Last year, I majorly bombed my first attempt at fried rice. I didn’t attempt it again for over a year. I am very happy to say that the results of my new fried rice attempt were AWESOME! This was a delicious meal. I ate three servings:)


1 pork shoulder
2 T. Franks hot sauce
3 T. soy sauce
3 T. rice vinegar
2 cups water
salt and pepper

3 -4 cups cooked basmati rice, not over cooked, cooled
1 red bell pepper, chopped
1 cup snap peas, chopped
1/2 cup green peas
4 green onions, chopped
2 T. garlic chili sauce
about 5-6 T. Pad Thai sauce (I used Annies), to me this is add, taste, then add more if you want. Amount of sauce is a preference thing.
1/4 cup water
1-2 T. sesame oil
1 egg, beaten

Place all of the ingredients into a crock pot. Slow cook on low for about 6-8 hours. Shred pork with a fork, while removing any fat. Stir pork in remaining juices. Reserve about 2 cups of meat for the fried rice. Store the remaining meat for another meal (pork tacos, quesadillas, bbq pork sandwich, pork over grits or mashed potatoes, etc…)

In a wok or a large sauce pan, heat red pepper in sesame oil.

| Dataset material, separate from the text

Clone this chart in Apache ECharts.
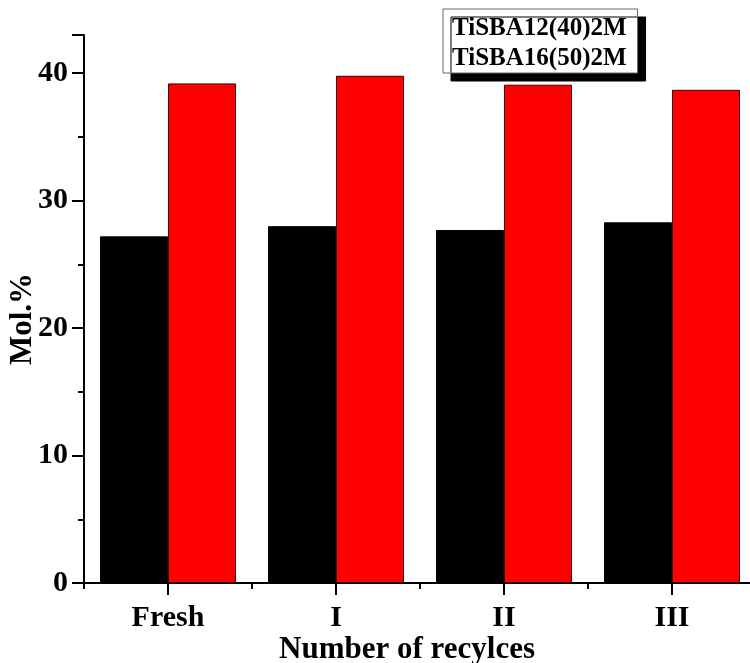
<!DOCTYPE html>
<html>
<head>
<meta charset="utf-8">
<script src="https://cdn.jsdelivr.net/npm/echarts@6/dist/echarts.min.js"></script>
<style>
html,body{margin:0;padding:0;background:#fff;}
#chart{width:750px;height:663px;}
</style>
</head>
<body>
<div id="chart"></div>
<script>
var categories = ['Fresh', 'I', 'II', 'III'];
var seriesNames = ['TiSBA12(40)2M', 'TiSBA16(50)2M'];
var tisba12 = [27.2, 28.0, 27.7, 28.3];
var tisba16 = [39.2, 39.8, 39.1, 38.7];
var yTicks = [0, 10, 20, 30, 40];

var FONT = '"Liberation Serif", "Times New Roman", serif';
var chart = echarts.init(document.getElementById('chart'));
chart.setOption({
  animation: false,
  backgroundColor: '#fff',
  legend: {
    data: seriesNames,
    orient: 'vertical',
    left: 443,
    top: 9,
    icon: 'none',
    itemWidth: 0,
    itemHeight: 25,
    itemGap: 5,
    padding: [7, 11, 2, 4],
    backgroundColor: '#fff',
    borderColor: '#666',
    borderWidth: 1,
    shadowColor: '#000',
    shadowBlur: 0,
    shadowOffsetX: 8,
    shadowOffsetY: 8,
    selectedMode: false,
    textStyle: {fontFamily: FONT, fontWeight: 'bold', fontSize: 25, color: '#000', padding: [0,0,0,0]}
  },
  grid: {left: 84, top: 35, width: 672, height: 548, containLabel: false, outerBoundsMode: 'none'},
  xAxis: [{
    type: 'category',
    data: categories,
    position: 'bottom',
    axisLine: {lineStyle: {color: '#000', width: 2}},
    axisTick: {show: true, alignWithLabel: true, length: 12, lineStyle: {color: '#000', width: 2}},
    axisLabel: {fontFamily: FONT, fontWeight: 'bold', fontSize: 30, color: '#000', margin: 20},
    name: 'Number of recylces',
    nameLocation: 'middle',
    nameGap: 51,
    nameMoveOverlap: false,
    nameTextStyle: {fontFamily: FONT, fontWeight: 'bold', fontSize: 31, color: '#000', padding: [0, 26, 0, 0]}
  }, {
    type: 'category',
    data: categories,
    position: 'bottom',
    axisLine: {show: false},
    axisTick: {show: true, alignWithLabel: false, length: 6, lineStyle: {color: '#000', width: 2}},
    axisLabel: {show: false}
  }],
  yAxis: {
    type: 'value',
    min: 0,
    max: 43,
    interval: 10,
    axisLine: {show: true, lineStyle: {color: '#000', width: 2}},
    axisTick: {show: true, length: 12, lineStyle: {color: '#000', width: 2}},
    minorTick: {show: true, splitNumber: 2, length: 6, lineStyle: {color: '#000', width: 2}},
    splitLine: {show: false},
    axisLabel: {
      fontFamily: FONT, fontWeight: 'bold', fontSize: 30, color: '#000', margin: 16,
      formatter: function (v) { return yTicks.indexOf(v) >= 0 ? String(v) : ''; }
    },
    name: 'Mol.%',
    nameLocation: 'middle',
    nameGap: 46,
    nameMoveOverlap: false,
    nameTextStyle: {fontFamily: FONT, fontWeight: 'bold', fontSize: 31, color: '#000', padding: [0, 20, 0, 0]}
  },
  series: [{
    name: seriesNames[0],
    type: 'bar',
    data: tisba12,
    barWidth: 68,
    barGap: '0%',
    itemStyle: {color: '#000', borderColor: '#000', borderWidth: 1}
  }, {
    name: seriesNames[1],
    type: 'bar',
    data: tisba16,
    barWidth: 68,
    barGap: '0%',
    itemStyle: {color: '#ff0000', borderColor: '#3a0000', borderWidth: 1}
  }]
});
</script>
</body>
</html>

Cook for about 5 minutes or until tender. Add snap peas, frozen peas, and green onions. Cook another 4 minutes. Add garlic chili sauce. Move ingredients to the side of the pan. Add beaten egg and scramble until cooked, without mixing with the other ingredients until the egg is fully cooked. Once the egg is cooked, stir in the pork, rice,  and pad thai sauce. I have a stainless steel pan, so it helped to add water and get the bits off the bottom of the pan. If you have a wok, I imagine you don’t need the water.  Once all the ingredients are combine, serve.